Queridos diocesanos, hermanas y hermanos de Málaga y Melilla:
Este domingo, la Iglesia nos invita a conmemorar a los fieles difuntos. Nuestro corazón se llena de recuerdos, de nombres, de rostros que nos han marcado en positivo la vida. Pero no miremos hacia atrás con nostalgia, sino hacia adelante con fe. En este contexto, deseo compartir una convicción, que ha ido madurando al contemplar el testimonio de muchos hombres y mujeres excepcionales: las actitudes fundamentales para vivir y morir con sabiduría son la confianza y la entrega.
Desde que somos bebés, vivir es ejercitar cada día la confianza en nuestros padres, en nuestros amigos, en el futuro, en Dios… Sin confianza, no podemos superar dificultades y avanzar. Vivir es confiar en que la vida tiene sentido, también cuando nos sentimos aturdidos por sus vaivenes; es confiar en que el Padre, que nos ha llamado a la existencia, no nos abandona cuando el camino se hace abrupto. Vivir es confiar en que, aunque atravesemos valles oscuros, la vara y el cayado del Pastor nos sosiegan. Esta confianza no es ingenuidad sino una certeza que brota del Evangelio y que, a lo largo de la vida, hemos comprobado muchas veces.
Esta confianza se alimenta y se expresa en la entrega de nuestra vida como don, como servicio, como respuesta agradecida al amor que hemos recibido. La confianza nos libera del miedo a perder y nos permite arriesgar nuestra fama, nuestros bienes e incluso la vida, para que pueda hacerse realidad el sueño de Dios para la humanidad: que todos sus hijos e hijas podamos sentir su amor y vivir en fraternidad. Esta entrega no es una locura temeraria, pues en el Señor hemos encontrado la piedra preciosa, el tesoro escondido por el que merece la pena entregarlo todo.
Cuando llega la hora de partir, estas actitudes manifiestan su gran valor. Quien ha ido confiando y entregando su vida en cada paso del camino se ha ido preparando para confiar y entregar la vida definitivamente. Entonces, como Jesús en la cruz, podremos entregar confiadamente nuestra existencia y rezar: «Padre, en tus manos encomiendo mi espíritu».
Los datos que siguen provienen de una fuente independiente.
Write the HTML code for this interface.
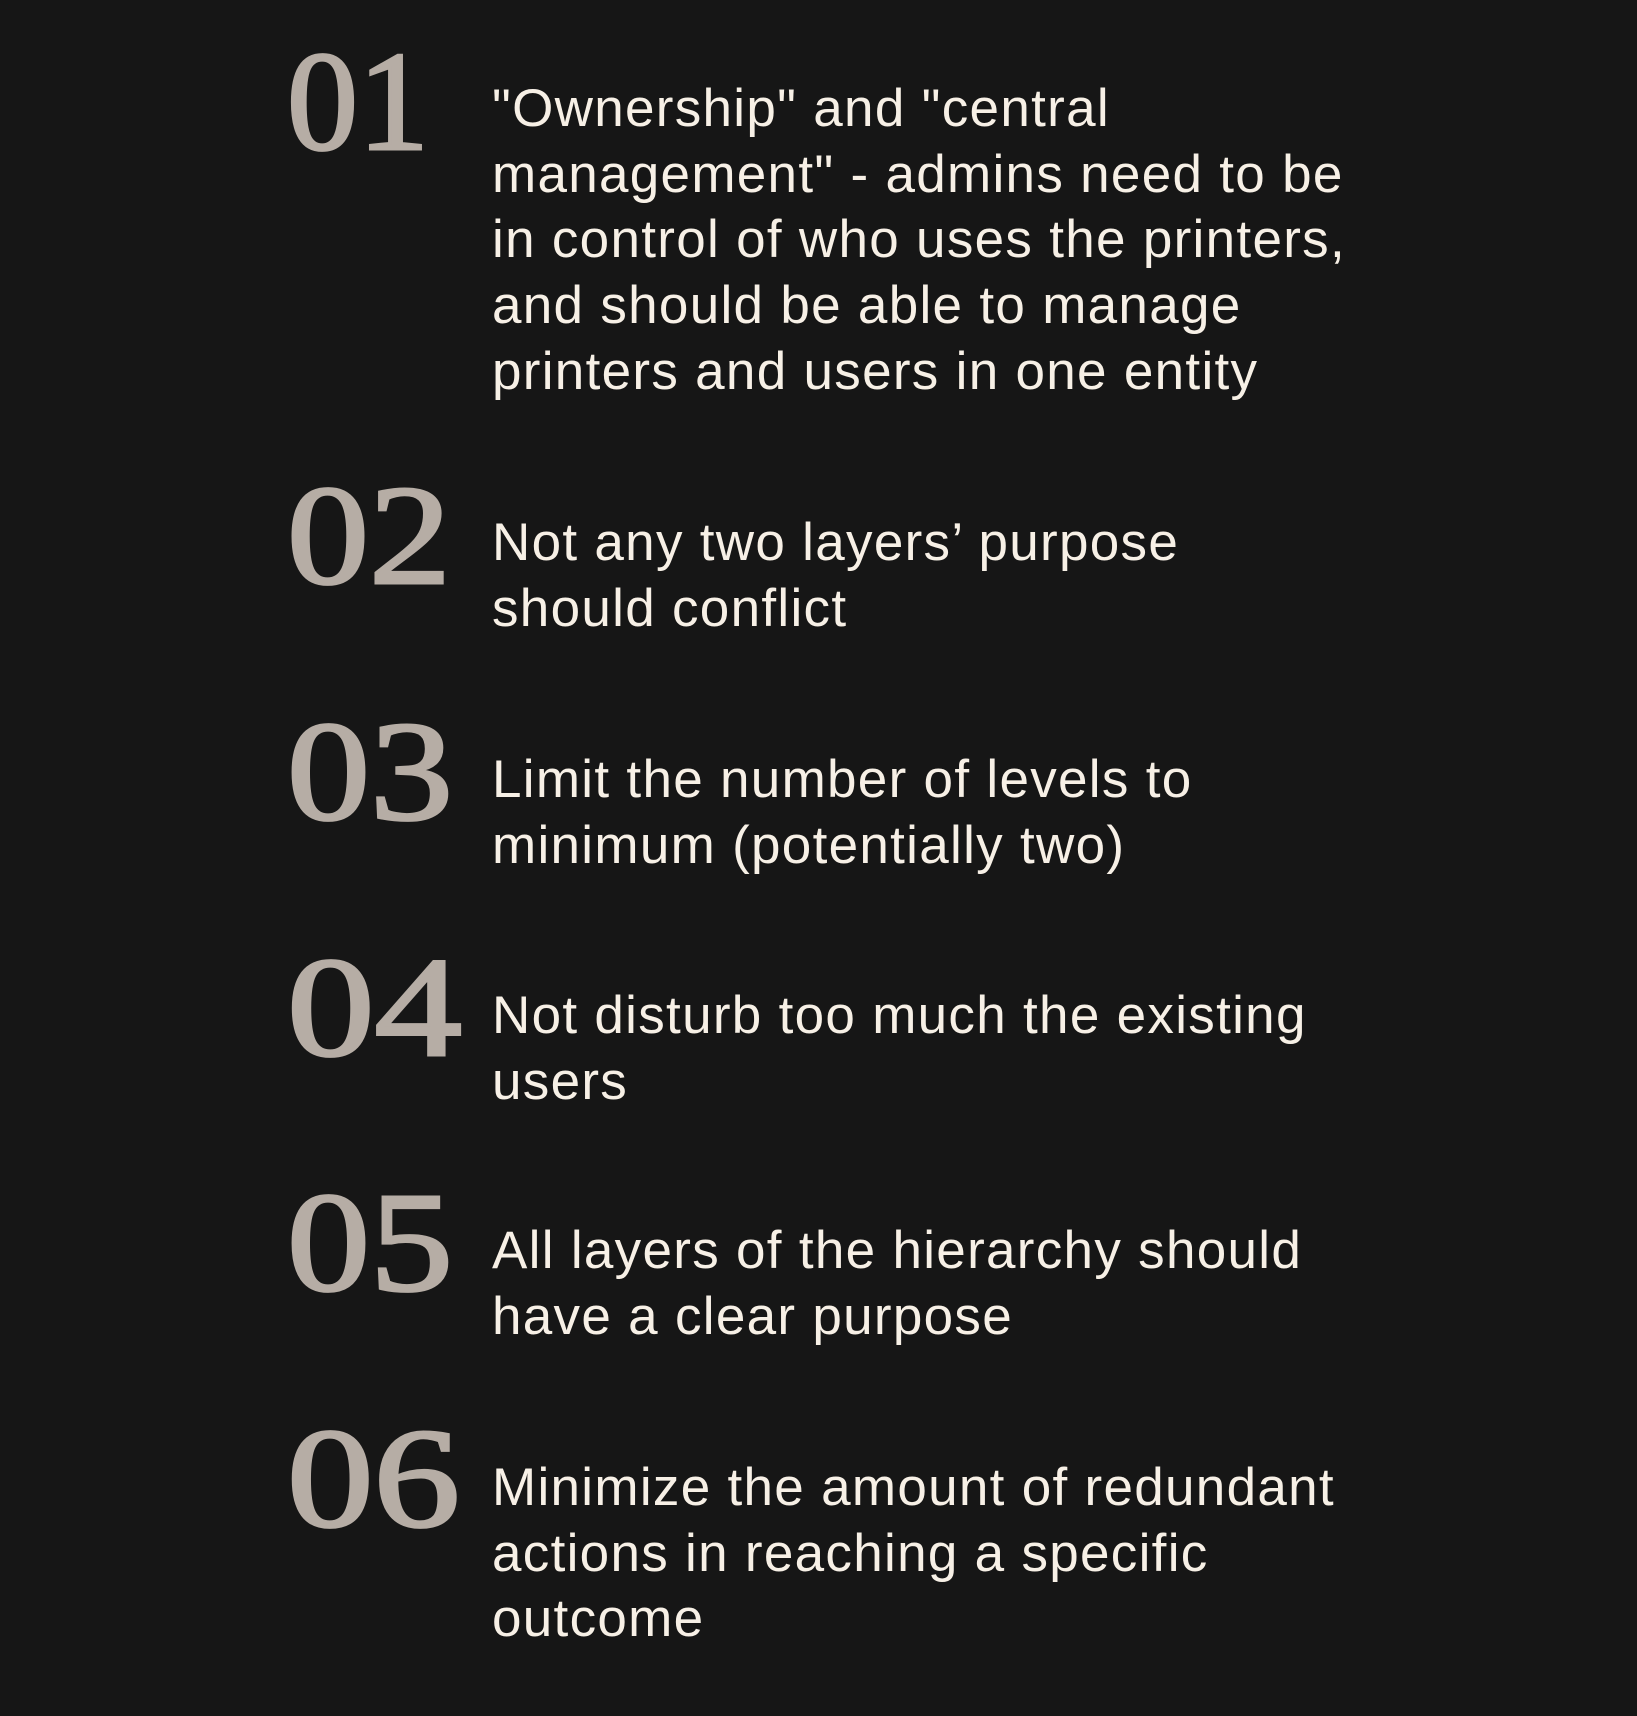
<!DOCTYPE html>
<html><head><meta charset="utf-8"><style>
html,body{margin:0;padding:0;background:#161616;width:1637px;height:1716px;overflow:hidden}
svg{display:block}
.n{font-family:"Liberation Serif",serif;font-size:142px;fill:#b6ada5;stroke:#b6ada5;stroke-width:3}
.t{font-family:"Liberation Sans",sans-serif;font-size:53px;fill:#f7f0e6;letter-spacing:1.3px}
</style></head><body>
<svg width="1637" height="1716" xmlns="http://www.w3.org/2000/svg">
<rect width="1637" height="1716" fill="#161616"/>
<text class="n" x="287" y="149" textLength="142" lengthAdjust="spacingAndGlyphs">01</text>
<text class="n" x="287" y="583" textLength="164" lengthAdjust="spacingAndGlyphs">02</text>
<text class="n" x="287" y="819" textLength="166" lengthAdjust="spacingAndGlyphs">03</text>
<text class="n" x="287" y="1055" textLength="175" lengthAdjust="spacingAndGlyphs">04</text>
<text class="n" x="287" y="1290" textLength="166" lengthAdjust="spacingAndGlyphs">05</text>
<text class="n" x="287" y="1526" textLength="173" lengthAdjust="spacingAndGlyphs">06</text>
<g class="t">
<text x="492" y="126">"Ownership" and "central</text>
<text x="492" y="192">management" - admins need to be</text>
<text x="492" y="257">in control of who uses the printers,</text>
<text x="492" y="323">and should be able to manage</text>
<text x="492" y="389">printers and users in one entity</text>
<text x="492" y="560">Not any two layers’ purpose</text>
<text x="492" y="626">should conflict</text>
<text x="492" y="797">Limit the number of levels to</text>
<text x="492" y="863">minimum (potentially two)</text>
<text x="492" y="1033">Not disturb too much the existing</text>
<text x="492" y="1099">users</text>
<text x="492" y="1268">All layers of the hierarchy should</text>
<text x="492" y="1334">have a clear purpose</text>
<text x="492" y="1505">Minimize the amount of redundant</text>
<text x="492" y="1571">actions in reaching a specific</text>
<text x="492" y="1636">outcome</text>
</g>
</svg>
</body></html>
Al recordar a nuestros difuntos, rezamos por ellos y aprendemos de ellos. Muchos vivieron con fe sencilla y firme, con entrega diaria y generosa. Su memoria nos impulsa a no dejar pasar los días sin amar, sin perdonar, sin construir puentes, sin darnos como Jesús y con Jesús. También nos enseña que la vida es un don que se agranda cuando se comparte, y la muerte no es el final, sino el comienzo.
Que la oración por los fieles difuntos renueve en nosotros la esperanza y que, cuando llegue nuestra hora, podamos decir con san Pablo: «He peleado el buen combate, he terminado la carrera, he guardado la fe» (2 Tim 4,7).
Recibid un saludo muy cordial en el Señor.